— Data entries —
________________________________________

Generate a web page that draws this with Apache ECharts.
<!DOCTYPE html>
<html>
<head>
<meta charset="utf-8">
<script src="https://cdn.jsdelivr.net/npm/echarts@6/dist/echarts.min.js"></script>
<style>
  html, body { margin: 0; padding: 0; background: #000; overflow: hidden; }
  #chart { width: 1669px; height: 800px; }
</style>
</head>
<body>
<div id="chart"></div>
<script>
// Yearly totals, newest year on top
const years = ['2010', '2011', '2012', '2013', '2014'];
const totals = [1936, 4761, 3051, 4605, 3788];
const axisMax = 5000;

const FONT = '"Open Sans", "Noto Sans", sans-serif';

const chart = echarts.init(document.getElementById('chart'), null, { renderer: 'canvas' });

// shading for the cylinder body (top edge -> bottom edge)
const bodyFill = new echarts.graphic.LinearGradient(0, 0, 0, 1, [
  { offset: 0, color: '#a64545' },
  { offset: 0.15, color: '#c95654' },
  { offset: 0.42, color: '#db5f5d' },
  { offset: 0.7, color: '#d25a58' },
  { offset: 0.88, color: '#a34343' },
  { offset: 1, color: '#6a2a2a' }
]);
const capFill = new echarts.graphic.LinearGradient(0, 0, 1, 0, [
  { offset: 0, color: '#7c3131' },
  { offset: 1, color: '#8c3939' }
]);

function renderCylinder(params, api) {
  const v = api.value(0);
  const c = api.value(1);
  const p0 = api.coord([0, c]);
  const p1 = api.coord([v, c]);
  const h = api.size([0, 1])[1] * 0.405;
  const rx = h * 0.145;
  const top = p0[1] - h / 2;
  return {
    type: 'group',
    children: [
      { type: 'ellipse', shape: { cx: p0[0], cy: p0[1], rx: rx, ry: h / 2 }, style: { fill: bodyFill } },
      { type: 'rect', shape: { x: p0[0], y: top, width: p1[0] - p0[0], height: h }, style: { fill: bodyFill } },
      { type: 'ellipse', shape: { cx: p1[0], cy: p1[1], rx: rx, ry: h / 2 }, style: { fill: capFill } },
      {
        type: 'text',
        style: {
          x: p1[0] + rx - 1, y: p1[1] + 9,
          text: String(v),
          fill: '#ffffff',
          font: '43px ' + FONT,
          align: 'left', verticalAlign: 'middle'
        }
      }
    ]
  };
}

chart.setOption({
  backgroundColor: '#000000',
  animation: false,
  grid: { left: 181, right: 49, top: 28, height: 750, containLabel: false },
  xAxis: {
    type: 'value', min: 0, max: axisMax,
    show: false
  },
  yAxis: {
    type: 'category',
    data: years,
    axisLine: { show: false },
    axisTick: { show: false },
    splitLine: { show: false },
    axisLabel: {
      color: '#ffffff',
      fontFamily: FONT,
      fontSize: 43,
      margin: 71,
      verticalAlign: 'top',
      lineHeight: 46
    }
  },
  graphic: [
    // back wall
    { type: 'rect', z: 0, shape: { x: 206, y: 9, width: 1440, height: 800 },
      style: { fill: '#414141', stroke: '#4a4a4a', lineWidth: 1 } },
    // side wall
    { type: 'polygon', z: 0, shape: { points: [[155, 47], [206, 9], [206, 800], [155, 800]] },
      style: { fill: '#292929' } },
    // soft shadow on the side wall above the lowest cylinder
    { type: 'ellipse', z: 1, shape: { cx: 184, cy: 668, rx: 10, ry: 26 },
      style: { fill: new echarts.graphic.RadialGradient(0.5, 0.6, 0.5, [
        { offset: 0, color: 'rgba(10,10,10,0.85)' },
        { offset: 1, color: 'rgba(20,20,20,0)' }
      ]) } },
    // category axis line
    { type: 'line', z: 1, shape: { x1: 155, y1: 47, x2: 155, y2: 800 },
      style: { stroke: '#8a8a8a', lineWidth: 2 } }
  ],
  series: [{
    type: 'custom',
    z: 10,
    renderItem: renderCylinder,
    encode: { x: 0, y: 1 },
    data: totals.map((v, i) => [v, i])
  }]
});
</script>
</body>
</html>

________________________________________

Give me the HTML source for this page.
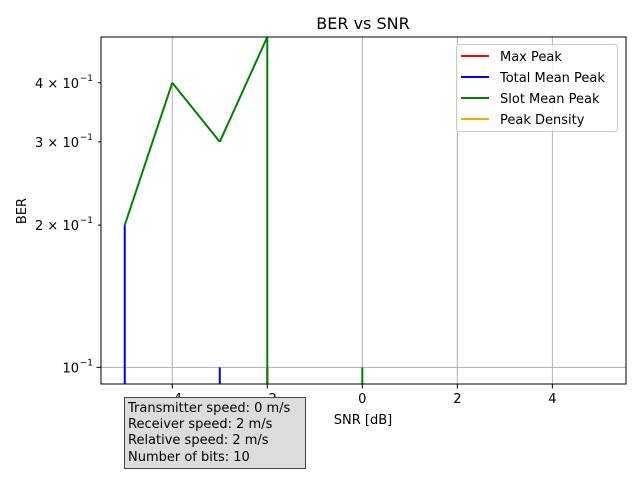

________________________________________

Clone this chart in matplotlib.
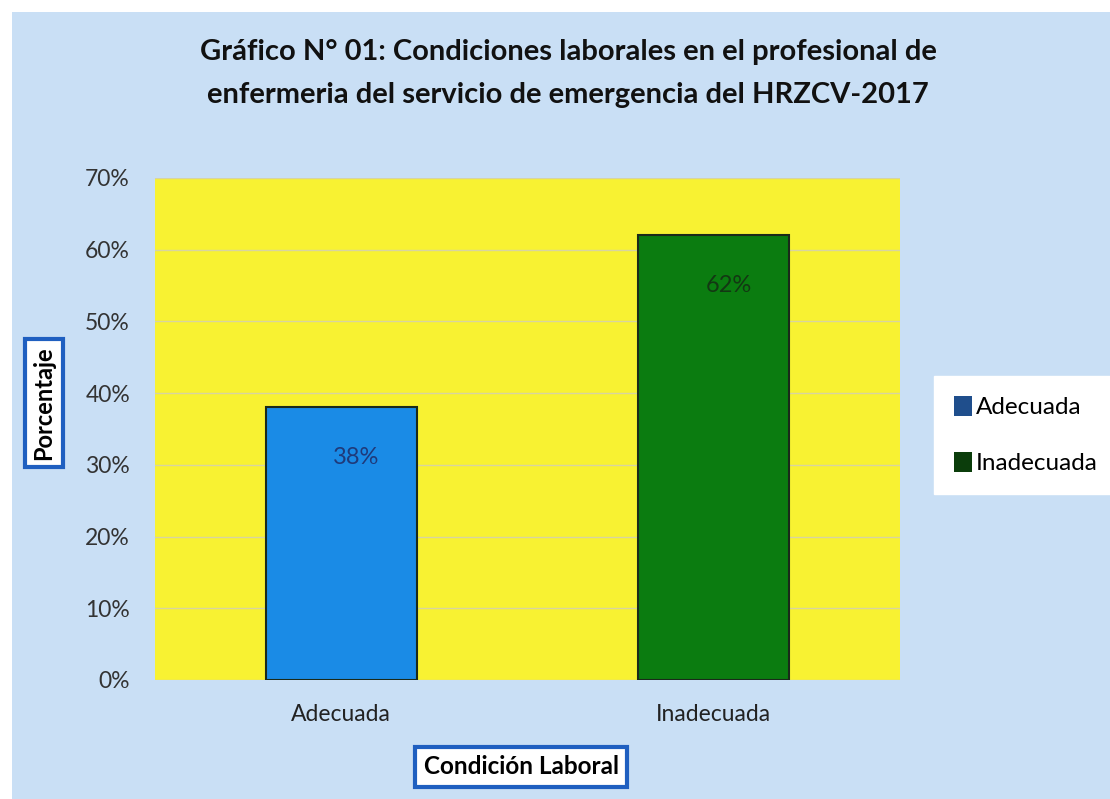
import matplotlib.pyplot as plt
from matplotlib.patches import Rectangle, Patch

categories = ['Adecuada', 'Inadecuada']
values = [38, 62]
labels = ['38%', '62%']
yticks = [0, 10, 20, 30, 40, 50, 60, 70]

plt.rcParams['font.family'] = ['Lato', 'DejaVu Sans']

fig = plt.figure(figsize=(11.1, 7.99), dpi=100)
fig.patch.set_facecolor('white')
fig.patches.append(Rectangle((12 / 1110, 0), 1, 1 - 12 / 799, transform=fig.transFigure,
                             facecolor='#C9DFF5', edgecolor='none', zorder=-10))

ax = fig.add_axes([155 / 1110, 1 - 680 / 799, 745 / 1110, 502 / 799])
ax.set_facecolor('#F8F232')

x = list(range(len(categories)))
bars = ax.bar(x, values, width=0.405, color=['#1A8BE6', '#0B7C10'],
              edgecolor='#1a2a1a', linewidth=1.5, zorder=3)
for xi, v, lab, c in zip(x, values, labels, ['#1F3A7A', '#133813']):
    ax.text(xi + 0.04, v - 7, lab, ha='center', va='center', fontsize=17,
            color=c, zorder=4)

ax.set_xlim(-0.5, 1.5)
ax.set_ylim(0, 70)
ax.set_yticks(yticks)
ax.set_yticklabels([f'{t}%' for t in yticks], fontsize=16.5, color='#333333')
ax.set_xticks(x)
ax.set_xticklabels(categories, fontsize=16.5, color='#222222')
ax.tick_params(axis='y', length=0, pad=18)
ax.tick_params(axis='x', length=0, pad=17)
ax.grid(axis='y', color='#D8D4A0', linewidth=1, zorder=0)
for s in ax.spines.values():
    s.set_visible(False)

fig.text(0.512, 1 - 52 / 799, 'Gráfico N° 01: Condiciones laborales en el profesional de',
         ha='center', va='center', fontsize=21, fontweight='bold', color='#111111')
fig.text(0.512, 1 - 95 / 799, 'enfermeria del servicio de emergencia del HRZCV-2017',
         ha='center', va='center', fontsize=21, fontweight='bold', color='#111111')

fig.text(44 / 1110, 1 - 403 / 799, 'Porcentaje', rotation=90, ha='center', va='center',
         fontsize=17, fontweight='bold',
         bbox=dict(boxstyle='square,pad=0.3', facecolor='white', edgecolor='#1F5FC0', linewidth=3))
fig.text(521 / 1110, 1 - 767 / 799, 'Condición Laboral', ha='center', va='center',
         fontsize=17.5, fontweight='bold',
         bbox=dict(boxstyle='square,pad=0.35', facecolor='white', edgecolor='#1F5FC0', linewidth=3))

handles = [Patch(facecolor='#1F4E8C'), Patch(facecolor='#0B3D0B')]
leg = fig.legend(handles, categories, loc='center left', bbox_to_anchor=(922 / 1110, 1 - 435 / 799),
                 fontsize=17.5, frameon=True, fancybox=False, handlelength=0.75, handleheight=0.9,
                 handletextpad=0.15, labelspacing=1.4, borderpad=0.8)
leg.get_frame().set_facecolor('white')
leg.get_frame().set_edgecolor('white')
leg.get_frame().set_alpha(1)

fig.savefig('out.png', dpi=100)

________________________________________

— Required task —
Nothing but the lines from the one containing "Clone this chart in matplotlib." through the one containing "color=c, zorder=4)" should be echoed, each exactly as it stands; pictures are excluded.

— Solution to this problem —
Clone this chart in matplotlib.
import matplotlib.pyplot as plt
from matplotlib.patches import Rectangle, Patch

categories = ['Adecuada', 'Inadecuada']
values = [38, 62]
labels = ['38%', '62%']
yticks = [0, 10, 20, 30, 40, 50, 60, 70]

plt.rcParams['font.family'] = ['Lato', 'DejaVu Sans']

fig = plt.figure(figsize=(11.1, 7.99), dpi=100)
fig.patch.set_facecolor('white')
fig.patches.append(Rectangle((12 / 1110, 0), 1, 1 - 12 / 799, transform=fig.transFigure,
                             facecolor='#C9DFF5', edgecolor='none', zorder=-10))

ax = fig.add_axes([155 / 1110, 1 - 680 / 799, 745 / 1110, 502 / 799])
ax.set_facecolor('#F8F232')

x = list(range(len(categories)))
bars = ax.bar(x, values, width=0.405, color=['#1A8BE6', '#0B7C10'],
              edgecolor='#1a2a1a', linewidth=1.5, zorder=3)
for xi, v, lab, c in zip(x, values, labels, ['#1F3A7A', '#133813']):
    ax.text(xi + 0.04, v - 7, lab, ha='center', va='center', fontsize=17,
            color=c, zorder=4)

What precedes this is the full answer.